Monday, December 21, 2009
AW MAN! So much has been going on these days....it has been a whirl wind around here. To fill you in, I had a blast with my family in October as you could tell, but I was ready to get back to my "insane" normalcy. Let's see..... November came in a flash and before I knew it it was Thanksgiving. I decided for the first time I would take it slow and stay home for most of the day and then go to Geoff's family's feast for a couple hours and then go back home and let me tell you how refreshing it was not having to worry about anything more than rolls and a bunch of deviled eggs. I have been listening to myself and recognizing when I need to slow down, speed up or just not do anything at all! I am getting tired of appointments already..for me, Geoff, Eve and Manti. Everyone is healthy- we are thankful for that. We are just trying to get through the day and not fall apart, me anyway. I have been on meds for a little while and they have helped more than I EVER would have dreamed!!! It makes me so grateful for the blessings of resources that are out there for us when we are in our time of need. YES, there are still some bad days, but for the most part I am doing a lot better. I am going to my Lord in all things and giving what I cannot handle to my Savior. How thankful I am for the knowledge of the true and everlasting Gospel. It is a sad day for me because I taught for the last time in Relief Society and it was heart breaking because I so loved my calling even though it required so much of me. When called, at first I though how could I teach? I am learning from so many others! I need to sit and receive direction from other's lessons..why me? And then a surge of calmness took over and the Spirit instilled a sense of motivation that I COULD do it! It was right and more than anything I have learned that with the Spirit by my side I can do anything no matter how hard it may seem- that is what faith is all about...accepting God's will and not ours.
So after Thanksgiving my baby turned 2 on the 30th. It makes me sad, but I am realizing that it's alright for time to move and I need to start rejoicing in it. I take baby steps. We had so much fun with our little family and the grandparents ONLY at Manti's monster birthday party. It was so fun to not have the stress. It was amazing to actually sit down and experience the party with my kids. I honestly have never done that really. We started off in the dining room with it all decorated and everything monsters. I thought how appropriate it would be to read a few monster books with my crazy monster mask on. It was so fun! My kids loved hearing the stories and then we all played 3 monster games..bone toss, monster match, and monster bingo. What a blast! And the cake...G had a great idea with this cool pan set I got him for his birthday one year. He teamed up with his mom and made the coolest monster ball cake, fully decorated with layers. The best part of all is that I didn't have to worry about making it..I was at work- how stress free is that?! We hung out and enjoyed our company together.

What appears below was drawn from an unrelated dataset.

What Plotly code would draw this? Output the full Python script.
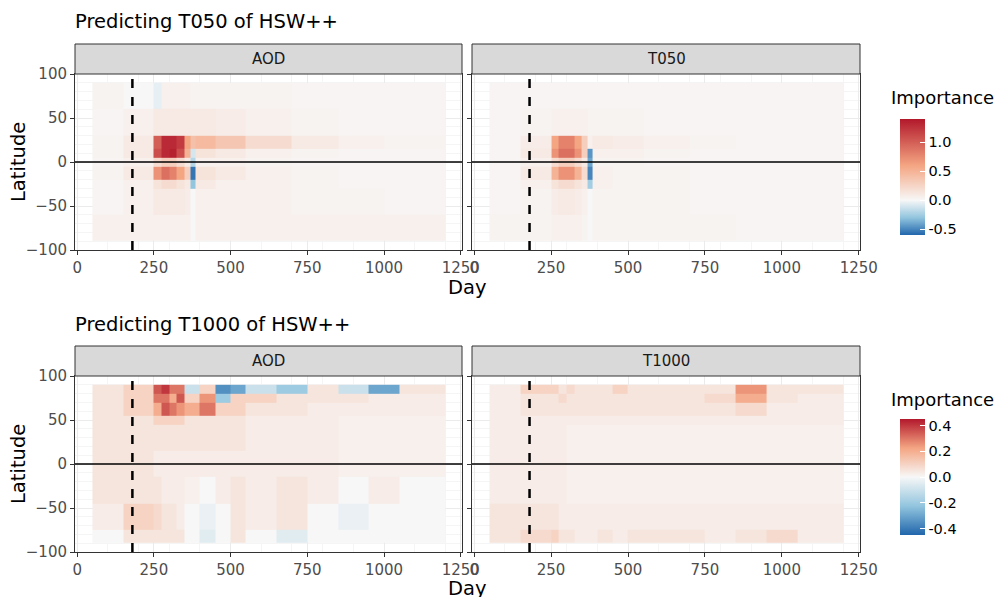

The next day after Tiger's bday we went to sunny KONA, HI ! It was kindof a surprise gift from G's parents with free air miles and 2 hundred dollar bills in a happy 9Th anniversary card! Oh they gave it to us on Manti's actual birthday which was on a Monday, but we celebrated the party the night before on Sunday. I was working a long shift and they came in for Manti's birthday for kid's eat free night and handed me the card and said that's you tip! lol NICE!!! I was not expecting that at all. They also helped us get in touch with a family friend so that we could stay with her for next to nothing. I had such a glorious time and we so needed it! It really made us think outside of the box and how much life there is to live and what we want to do with it. I felt like a kid again. So in short we are thinking of some drastic changes and we will see how it pans out. I could go on and on about this trip and how beautiful it was...in the 80s the whole time, sunny and looking at that gorgeous blue ocean. I honestly dream about it almost every night since I have been back. I did have quite a hard time adjusting back into the cold weather. I have never been on a trip in which I did not want to get off the plane. If it weren't for my kids..ha,ha. I actually was a little sad that they could not enjoy the beauty of the ocean for themselves.
This holiday season I am going lower stress....not so many decorations and only 1 tree. I am however doing the Christmas party at my house this year for the very first time ever! Something that is really nice that Geoff's family does is soups, sandwiches, appetizers, finger foods and deserts..oh did I mention deserts? lol I look forward to vegging out, playing games, seeing my kids' smiling faces as they open gifts and most of all the family memories that will be created.